"Bye bye, Lisa" (Graphic by Mohini Rye)

EDITORIAL: New mural would bring back creativity, individuality

When big changes that affect the school community are made, they have almost always been decided after prompting by or consultation with students, teachers and parents.

For example, after dissatisfaction and complaints from students and parents about the old lunch program, a new, well-received one began with varying foods from local restaurants.  

And before spring break was reduced to one week and a one-week mid-winter break was added, a survey was sent to all the parents to get their opinions, and the decision was discussed at the faculty meetings of the lower, middle and high schools.

But the murals on the walls surrounding the gym were painted over without any input from teachers, students or parents. Not even the original artists were consulted.

A little strange, no?

The murals were covered up because they “did not show the school in the best light,” head of school Lee Thomsen said. 

We disagree.

As a school, SCDS honors creativity, individuality and experimentation. The murals were the embodiment of those characteristics and more; they showed the school values its students’ art and would proudly display it.

We understand that the murals were not in pristine shape. Some had been there for 21 years – longer than this year’s seniors have been alive. 

But we could have restored the murals. There are many extremely capable and artistic students who could have done it while learning techniques for restoration and mural-painting at the same time.

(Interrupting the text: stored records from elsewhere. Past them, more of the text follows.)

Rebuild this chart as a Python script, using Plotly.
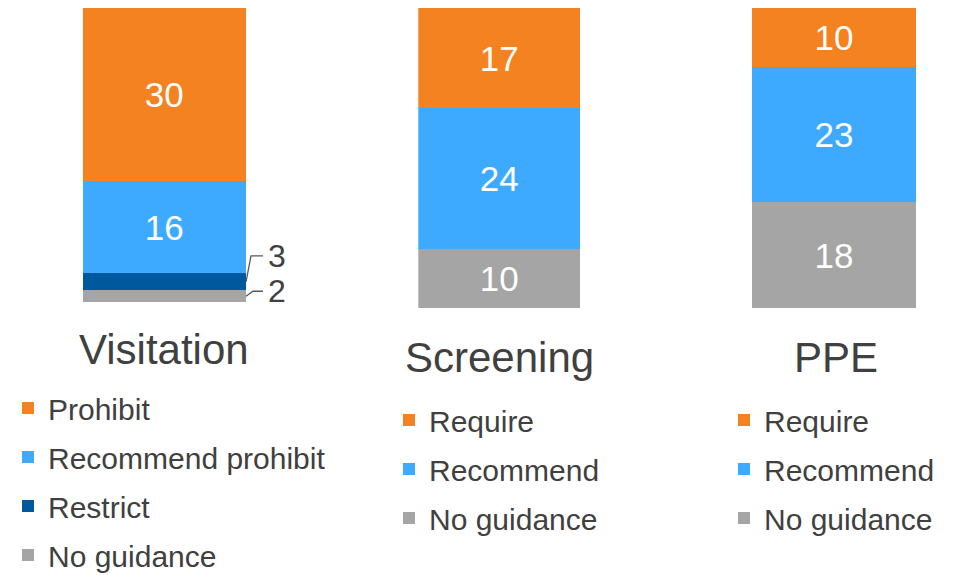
import plotly.graph_objects as go
import numpy as np

# ---- data ----
categories = ["Visitation", "Screening", "PPE"]

visitation_labels = ["No guidance", "Restrict", "Recommend prohibit", "Prohibit"]
visitation_values = [2, 3, 16, 30]

screening_labels = ["No guidance", "Recommend", "Require"]
screening_values = [10, 24, 17]

ppe_labels = ["No guidance", "Recommend", "Require"]
ppe_values = [18, 23, 10]

# ---- styles ----
COL = {
    "No guidance": "#A5A5A5",
    "Restrict": "#00599C",
    "Recommend prohibit": "#3DAAFF",
    "Recommend": "#3DAAFF",
    "Prohibit": "#F58220",
    "Require": "#F58220",
}
FONT = "Liberation Sans, Arial, sans-serif"
TXT = "#404040"
W, H = 956, 575

fig = go.Figure()

groups = [
    (categories[0], visitation_labels, visitation_values, "x", "y", "legend"),
    (categories[1], screening_labels, screening_values, "x2", "y2", "legend2"),
    (categories[2], ppe_labels, ppe_values, "x3", "y3", "legend3"),
]

small_threshold = 5
outside = []  # (value, center)
for cat, labels, values, xa, ya, lg in groups:
    cum = np.cumsum([0] + values)
    n = len(values)
    for i, (lab, v) in enumerate(zip(labels, values)):
        inside = v >= small_threshold
        fig.add_trace(go.Bar(
            x=[cat], y=[v], name=lab, xaxis=xa, yaxis=ya, legend=lg,
            legendgroup=f"{cat}-{lab}", legendrank=n - i,
            marker=dict(color=COL[lab], line=dict(width=0)),
            width=1.0,
            text=[str(v)] if inside else [""],
            textposition="inside", insidetextanchor="middle",
            textfont=dict(color="white", size=35, family=FONT),
            hoverinfo="name+y",
        ))
        if not inside and cat == categories[0]:
            outside.append((v, (cum[i] + cum[i + 1]) / 2))

# leader lines + labels for the thin Visitation segments (offsets in px)
BAR_L, BAR_R = 82.7, 246.0
EXT_R = 330.0
px_per_x = BAR_R - BAR_L
px_per_y = 294.0 / sum(visitation_values)
leader_specs = {3: (5, 26, 12), 2: (7, 5, 10)}  # value -> (elbow dx, rise px, horiz px)
for v, c in outside:
    dx, rise, hz = leader_specs.get(v, (6, 10, 12))
    x0 = 0.5
    x1 = x0 + dx / px_per_x
    x2 = x1 + hz / px_per_x
    y0 = c
    y1 = c + rise / px_per_y
    fig.add_trace(go.Scatter(
        x=[x0, x1, x2], y=[y0, y1, y1], xaxis="x4", yaxis="y4",
        mode="lines", line=dict(color="#595959", width=1.3),
        showlegend=False, hoverinfo="skip",
    ))
    fig.add_annotation(
        x=x2 + 3 / px_per_x, y=y1, xref="x4", yref="y4", text=str(v),
        showarrow=False, xanchor="left", yanchor="middle",
        font=dict(size=32, color=TXT, family=FONT),
    )

def dom_x(a, b):
    return [a / W, b / W]

def dom_y(top, bottom):
    return [1 - bottom / H, 1 - top / H]

ax = dict(showgrid=False, zeroline=False, showticklabels=False, showline=False, ticks="")

fig.update_layout(
    width=W, height=H,
    margin=dict(l=0, r=0, t=0, b=0, autoexpand=False),
    paper_bgcolor="white", plot_bgcolor="rgba(0,0,0,0)",
    barmode="stack", bargap=0,
    font=dict(family=FONT, color=TXT),
    showlegend=True,
    xaxis=dict(domain=dom_x(BAR_L, BAR_R), range=[-0.5, 0.5], type="category", anchor="y", **ax),
    xaxis2=dict(domain=dom_x(418.3, 580.3), range=[-0.5, 0.5], type="category", anchor="y2", **ax),
    xaxis3=dict(domain=dom_x(752, 916), range=[-0.5, 0.5], type="category", anchor="y3", **ax),
    xaxis4=dict(domain=dom_x(BAR_L, EXT_R), range=[-0.5, -0.5 + (EXT_R - BAR_L) / px_per_x],
                type="linear", anchor="y4", **ax),
    yaxis=dict(domain=dom_y(8, 302), range=[0, sum(visitation_values)], anchor="x", **ax),
    yaxis2=dict(domain=dom_y(8, 308), range=[0, sum(screening_values)], anchor="x2", **ax),
    yaxis3=dict(domain=dom_y(8, 308), range=[0, sum(ppe_values)], anchor="x3", **ax),
    yaxis4=dict(domain=dom_y(8, 302), range=[0, sum(visitation_values)], anchor="x4", **ax),
)

legend_common = dict(
    traceorder="grouped", tracegroupgap=7,
    font=dict(size=30, color=TXT, family=FONT),
    bgcolor="rgba(0,0,0,0)", itemclick=False, itemdoubleclick=False,
    xanchor="left", yanchor="top", itemwidth=30,
)
fig.update_layout(
    legend=dict(x=8 / W, y=1 - 382 / H, **legend_common),
    legend2=dict(x=389 / W, y=1 - 394 / H, **legend_common),
    legend3=dict(x=724 / W, y=1 - 394 / H, **legend_common),
)

# category titles
title_pos = [(164, 349), (499, 357), (836, 357)]
for cat, (cx, cy) in zip(categories, title_pos):
    fig.add_annotation(
        x=cx / W, y=1 - cy / H, xref="paper", yref="paper", text=cat,
        showarrow=False, xanchor="center", yanchor="middle",
        font=dict(size=42, color=TXT, family=FONT),
    )

fig.write_html("out.html")
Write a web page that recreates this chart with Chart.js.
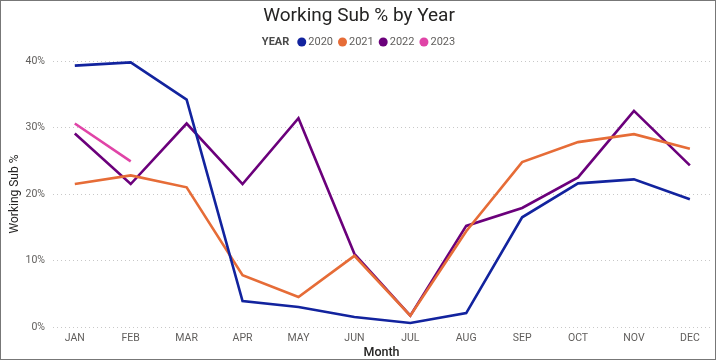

Now, however, with the old murals already painted over in an insipid beige, the options that remain are to replace them with a new mural or signage (such as “Go, Cavaliers!”) or to leave the walls blank.

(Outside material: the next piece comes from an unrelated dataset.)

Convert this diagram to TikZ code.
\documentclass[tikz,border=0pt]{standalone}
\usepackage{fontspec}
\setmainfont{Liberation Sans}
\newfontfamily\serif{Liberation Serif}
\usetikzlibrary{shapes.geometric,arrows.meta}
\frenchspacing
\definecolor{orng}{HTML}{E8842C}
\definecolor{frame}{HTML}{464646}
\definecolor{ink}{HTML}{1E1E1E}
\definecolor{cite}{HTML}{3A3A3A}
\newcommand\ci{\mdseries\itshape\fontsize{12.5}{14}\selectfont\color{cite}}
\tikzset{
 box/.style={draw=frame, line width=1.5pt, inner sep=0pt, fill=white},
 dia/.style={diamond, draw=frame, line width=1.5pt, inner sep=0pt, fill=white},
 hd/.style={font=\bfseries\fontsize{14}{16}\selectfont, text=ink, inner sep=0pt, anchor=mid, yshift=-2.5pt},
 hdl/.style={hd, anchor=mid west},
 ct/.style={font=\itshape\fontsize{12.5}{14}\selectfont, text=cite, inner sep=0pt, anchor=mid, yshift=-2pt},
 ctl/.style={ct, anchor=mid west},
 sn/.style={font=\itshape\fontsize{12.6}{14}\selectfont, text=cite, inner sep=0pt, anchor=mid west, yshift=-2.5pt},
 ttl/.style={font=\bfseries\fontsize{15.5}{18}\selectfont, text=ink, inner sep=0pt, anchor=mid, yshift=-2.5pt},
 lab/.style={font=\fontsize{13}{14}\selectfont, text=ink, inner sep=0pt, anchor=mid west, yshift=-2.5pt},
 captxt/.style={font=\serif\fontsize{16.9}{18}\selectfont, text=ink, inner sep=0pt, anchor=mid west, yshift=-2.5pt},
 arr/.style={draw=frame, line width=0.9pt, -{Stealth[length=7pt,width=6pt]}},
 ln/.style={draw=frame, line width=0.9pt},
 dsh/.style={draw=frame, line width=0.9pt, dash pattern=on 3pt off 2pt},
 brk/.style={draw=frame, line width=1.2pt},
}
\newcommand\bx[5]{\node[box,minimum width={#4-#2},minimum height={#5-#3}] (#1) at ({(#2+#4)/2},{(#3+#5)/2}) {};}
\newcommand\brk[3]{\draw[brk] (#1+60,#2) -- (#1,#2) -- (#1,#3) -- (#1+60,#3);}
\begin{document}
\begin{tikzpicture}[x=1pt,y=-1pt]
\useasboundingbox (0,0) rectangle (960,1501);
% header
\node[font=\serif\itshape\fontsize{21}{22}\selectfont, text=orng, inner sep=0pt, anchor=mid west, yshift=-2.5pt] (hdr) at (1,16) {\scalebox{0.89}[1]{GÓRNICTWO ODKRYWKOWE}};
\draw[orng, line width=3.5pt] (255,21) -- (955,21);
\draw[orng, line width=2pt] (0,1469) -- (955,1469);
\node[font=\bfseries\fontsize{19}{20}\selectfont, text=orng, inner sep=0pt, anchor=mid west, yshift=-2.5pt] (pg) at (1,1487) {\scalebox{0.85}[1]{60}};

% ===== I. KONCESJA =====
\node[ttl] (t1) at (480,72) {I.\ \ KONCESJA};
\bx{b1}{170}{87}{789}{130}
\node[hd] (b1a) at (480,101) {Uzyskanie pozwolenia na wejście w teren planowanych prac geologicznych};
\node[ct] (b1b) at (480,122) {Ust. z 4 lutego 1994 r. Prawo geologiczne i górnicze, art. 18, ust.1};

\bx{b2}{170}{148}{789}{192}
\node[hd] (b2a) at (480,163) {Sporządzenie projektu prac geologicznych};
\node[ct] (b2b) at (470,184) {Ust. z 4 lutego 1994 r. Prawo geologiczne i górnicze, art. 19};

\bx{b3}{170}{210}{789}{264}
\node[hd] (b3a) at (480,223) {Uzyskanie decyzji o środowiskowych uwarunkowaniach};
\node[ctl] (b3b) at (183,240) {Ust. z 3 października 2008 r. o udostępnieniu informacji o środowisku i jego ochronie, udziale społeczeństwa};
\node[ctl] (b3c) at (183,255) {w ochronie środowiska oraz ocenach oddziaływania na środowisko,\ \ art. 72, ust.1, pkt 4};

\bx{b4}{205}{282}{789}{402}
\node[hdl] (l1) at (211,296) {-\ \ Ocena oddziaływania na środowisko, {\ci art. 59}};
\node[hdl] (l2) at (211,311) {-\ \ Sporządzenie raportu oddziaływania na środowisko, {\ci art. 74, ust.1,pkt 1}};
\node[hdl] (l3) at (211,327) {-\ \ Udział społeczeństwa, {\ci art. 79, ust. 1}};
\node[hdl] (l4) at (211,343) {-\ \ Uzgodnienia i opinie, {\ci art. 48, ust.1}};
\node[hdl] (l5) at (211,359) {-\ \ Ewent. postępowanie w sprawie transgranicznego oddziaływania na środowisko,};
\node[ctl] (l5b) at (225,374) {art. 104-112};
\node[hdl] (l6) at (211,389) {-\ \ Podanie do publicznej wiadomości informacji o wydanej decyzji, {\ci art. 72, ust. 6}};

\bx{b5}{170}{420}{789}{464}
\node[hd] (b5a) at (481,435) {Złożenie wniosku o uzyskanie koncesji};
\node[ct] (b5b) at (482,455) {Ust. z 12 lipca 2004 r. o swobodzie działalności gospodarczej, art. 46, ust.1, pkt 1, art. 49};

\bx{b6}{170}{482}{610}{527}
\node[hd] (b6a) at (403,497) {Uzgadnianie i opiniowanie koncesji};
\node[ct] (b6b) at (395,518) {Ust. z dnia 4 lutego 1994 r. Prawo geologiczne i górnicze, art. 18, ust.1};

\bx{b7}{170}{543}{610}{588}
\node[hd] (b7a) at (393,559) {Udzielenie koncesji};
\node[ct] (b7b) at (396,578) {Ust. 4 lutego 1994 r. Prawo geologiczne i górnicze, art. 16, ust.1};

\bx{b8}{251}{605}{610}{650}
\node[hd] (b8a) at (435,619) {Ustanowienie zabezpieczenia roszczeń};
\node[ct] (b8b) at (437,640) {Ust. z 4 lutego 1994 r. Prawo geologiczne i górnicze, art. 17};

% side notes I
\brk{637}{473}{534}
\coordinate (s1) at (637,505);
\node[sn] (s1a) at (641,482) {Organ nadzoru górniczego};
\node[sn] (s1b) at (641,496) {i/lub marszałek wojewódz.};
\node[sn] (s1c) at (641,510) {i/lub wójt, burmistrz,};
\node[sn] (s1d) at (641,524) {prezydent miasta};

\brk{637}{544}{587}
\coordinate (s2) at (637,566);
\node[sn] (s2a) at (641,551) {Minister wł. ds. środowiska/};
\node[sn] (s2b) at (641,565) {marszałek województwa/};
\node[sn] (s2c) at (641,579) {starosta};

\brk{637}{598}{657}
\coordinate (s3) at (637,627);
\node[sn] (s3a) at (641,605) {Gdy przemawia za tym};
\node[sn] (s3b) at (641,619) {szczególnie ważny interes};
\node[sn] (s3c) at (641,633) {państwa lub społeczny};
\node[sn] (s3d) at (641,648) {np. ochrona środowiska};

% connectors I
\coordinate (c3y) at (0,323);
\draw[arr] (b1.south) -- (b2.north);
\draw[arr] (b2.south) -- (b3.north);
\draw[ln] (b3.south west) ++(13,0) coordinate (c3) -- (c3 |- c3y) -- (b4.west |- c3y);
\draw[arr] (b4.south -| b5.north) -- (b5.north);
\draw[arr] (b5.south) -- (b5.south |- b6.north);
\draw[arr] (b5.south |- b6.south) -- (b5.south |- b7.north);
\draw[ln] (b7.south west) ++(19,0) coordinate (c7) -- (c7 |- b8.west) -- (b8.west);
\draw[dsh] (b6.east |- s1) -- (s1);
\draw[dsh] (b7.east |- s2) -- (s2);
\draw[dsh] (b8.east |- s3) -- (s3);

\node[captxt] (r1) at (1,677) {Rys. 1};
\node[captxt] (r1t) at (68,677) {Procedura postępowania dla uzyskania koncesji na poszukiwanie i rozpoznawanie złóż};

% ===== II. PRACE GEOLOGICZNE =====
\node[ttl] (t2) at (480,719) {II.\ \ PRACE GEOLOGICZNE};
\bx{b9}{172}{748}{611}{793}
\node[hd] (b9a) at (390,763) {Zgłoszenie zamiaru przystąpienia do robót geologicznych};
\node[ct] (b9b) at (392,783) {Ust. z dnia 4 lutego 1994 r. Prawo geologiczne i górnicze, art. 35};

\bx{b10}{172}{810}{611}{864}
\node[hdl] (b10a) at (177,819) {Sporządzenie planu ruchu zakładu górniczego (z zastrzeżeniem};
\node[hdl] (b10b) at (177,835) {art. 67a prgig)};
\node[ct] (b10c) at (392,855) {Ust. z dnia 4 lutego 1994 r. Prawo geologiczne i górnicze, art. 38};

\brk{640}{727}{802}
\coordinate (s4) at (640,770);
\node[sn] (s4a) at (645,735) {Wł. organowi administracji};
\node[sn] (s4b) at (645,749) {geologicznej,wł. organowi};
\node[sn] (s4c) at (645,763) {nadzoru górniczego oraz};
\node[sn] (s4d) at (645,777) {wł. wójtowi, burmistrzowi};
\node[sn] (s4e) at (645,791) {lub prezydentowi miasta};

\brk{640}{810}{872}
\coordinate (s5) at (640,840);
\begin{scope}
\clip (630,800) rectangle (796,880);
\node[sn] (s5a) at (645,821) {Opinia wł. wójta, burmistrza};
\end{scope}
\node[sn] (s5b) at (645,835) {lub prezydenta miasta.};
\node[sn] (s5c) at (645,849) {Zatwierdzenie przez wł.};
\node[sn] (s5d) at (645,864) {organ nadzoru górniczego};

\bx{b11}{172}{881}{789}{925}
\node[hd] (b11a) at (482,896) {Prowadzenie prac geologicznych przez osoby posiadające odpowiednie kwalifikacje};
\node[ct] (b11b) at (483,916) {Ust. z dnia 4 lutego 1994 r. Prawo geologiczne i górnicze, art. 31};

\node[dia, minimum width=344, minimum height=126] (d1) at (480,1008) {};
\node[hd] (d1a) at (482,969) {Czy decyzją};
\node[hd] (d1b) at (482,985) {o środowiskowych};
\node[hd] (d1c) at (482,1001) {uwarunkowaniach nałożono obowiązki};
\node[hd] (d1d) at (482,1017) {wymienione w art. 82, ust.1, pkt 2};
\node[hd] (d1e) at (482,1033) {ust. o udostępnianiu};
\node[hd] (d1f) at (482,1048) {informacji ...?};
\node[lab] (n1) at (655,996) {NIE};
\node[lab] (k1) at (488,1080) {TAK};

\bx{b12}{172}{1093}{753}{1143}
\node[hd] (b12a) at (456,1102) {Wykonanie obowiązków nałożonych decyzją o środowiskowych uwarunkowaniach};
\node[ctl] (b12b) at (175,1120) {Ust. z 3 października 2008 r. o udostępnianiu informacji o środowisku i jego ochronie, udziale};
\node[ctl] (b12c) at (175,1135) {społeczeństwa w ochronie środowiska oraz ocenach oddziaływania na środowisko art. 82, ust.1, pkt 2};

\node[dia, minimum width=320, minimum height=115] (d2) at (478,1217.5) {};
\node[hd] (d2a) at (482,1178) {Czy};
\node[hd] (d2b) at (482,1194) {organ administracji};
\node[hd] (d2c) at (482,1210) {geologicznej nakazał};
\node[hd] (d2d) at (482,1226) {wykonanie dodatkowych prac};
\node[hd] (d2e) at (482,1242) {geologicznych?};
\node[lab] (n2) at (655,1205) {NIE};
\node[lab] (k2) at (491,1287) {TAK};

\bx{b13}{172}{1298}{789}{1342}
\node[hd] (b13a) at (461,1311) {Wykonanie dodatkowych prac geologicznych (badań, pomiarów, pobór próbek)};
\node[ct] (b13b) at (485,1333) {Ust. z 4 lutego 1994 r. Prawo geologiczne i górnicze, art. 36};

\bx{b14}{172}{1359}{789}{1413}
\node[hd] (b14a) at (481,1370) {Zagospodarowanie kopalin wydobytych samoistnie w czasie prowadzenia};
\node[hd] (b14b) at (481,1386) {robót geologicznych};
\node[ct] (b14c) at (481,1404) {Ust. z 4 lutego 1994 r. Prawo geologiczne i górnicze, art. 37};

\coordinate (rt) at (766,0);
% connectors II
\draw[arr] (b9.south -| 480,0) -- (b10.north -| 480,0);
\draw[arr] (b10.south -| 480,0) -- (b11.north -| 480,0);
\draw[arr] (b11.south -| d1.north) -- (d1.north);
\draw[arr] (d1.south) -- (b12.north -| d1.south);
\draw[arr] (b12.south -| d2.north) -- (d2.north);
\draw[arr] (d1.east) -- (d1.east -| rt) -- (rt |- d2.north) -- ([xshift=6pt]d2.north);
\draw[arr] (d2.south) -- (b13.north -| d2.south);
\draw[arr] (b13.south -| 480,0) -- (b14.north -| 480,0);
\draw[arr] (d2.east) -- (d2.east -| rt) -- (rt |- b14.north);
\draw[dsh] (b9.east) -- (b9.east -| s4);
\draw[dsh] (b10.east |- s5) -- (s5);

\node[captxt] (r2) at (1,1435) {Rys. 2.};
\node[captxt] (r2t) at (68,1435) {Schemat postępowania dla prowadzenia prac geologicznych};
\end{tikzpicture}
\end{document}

But which one should we pursue? Well, that “we should discuss as a community,” Thomsen said.

In a poll of 117 high school students on Sept. 5, 74.8 percent said they wanted a new mural on the gym walls. 

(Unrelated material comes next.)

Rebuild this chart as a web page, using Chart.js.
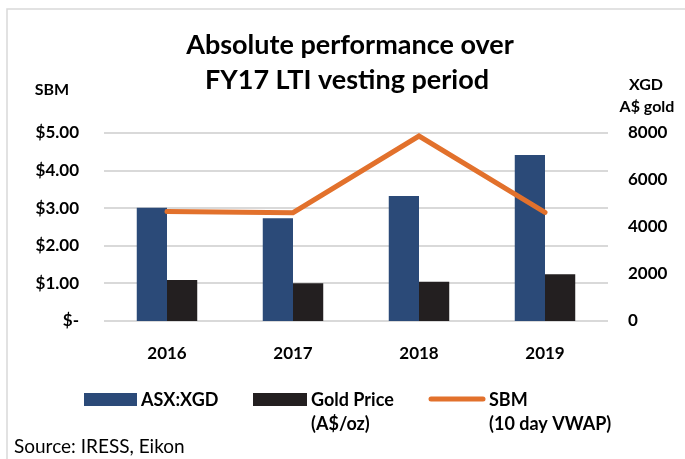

To the proponents of signage: we can all probably agree that Country Day could use some more spirit. It’s not a mystery why: we’re a small school, we’re not known for our sports teams and we don’t have big games with big crowds.

At best, adding signage is a well-intentioned but biased (Dedicating an entire wall to “Go, Cavs”? Where’s the 70 square feet for the music department? What about Student Council?)  attempt to improve Country Day’s “look.”

We already have “CAVALIERS” painted on the shiny new gym floor. Do we really need it on the walls right outside the gym entrance too?

The murals were places for artistic expression. Now that they’ve been covered up, it’s only fair to give a new generation of artists the opportunity to experiment and learn from painting new ones. 

Any new idea for a mural painted by students will be considered by the administration while “thinking about the campus and the look we want,” Thomsen said.  

This attitude directly contradicts Country Day’s distinctive appeal – the importance we give teaching, learning, creativity and self-expression. 

Sooner or later a decision has to be made about the blank walls that used to be so vibrant and contain a part of Country Day history. 

Administrators, we hope you choose wisely.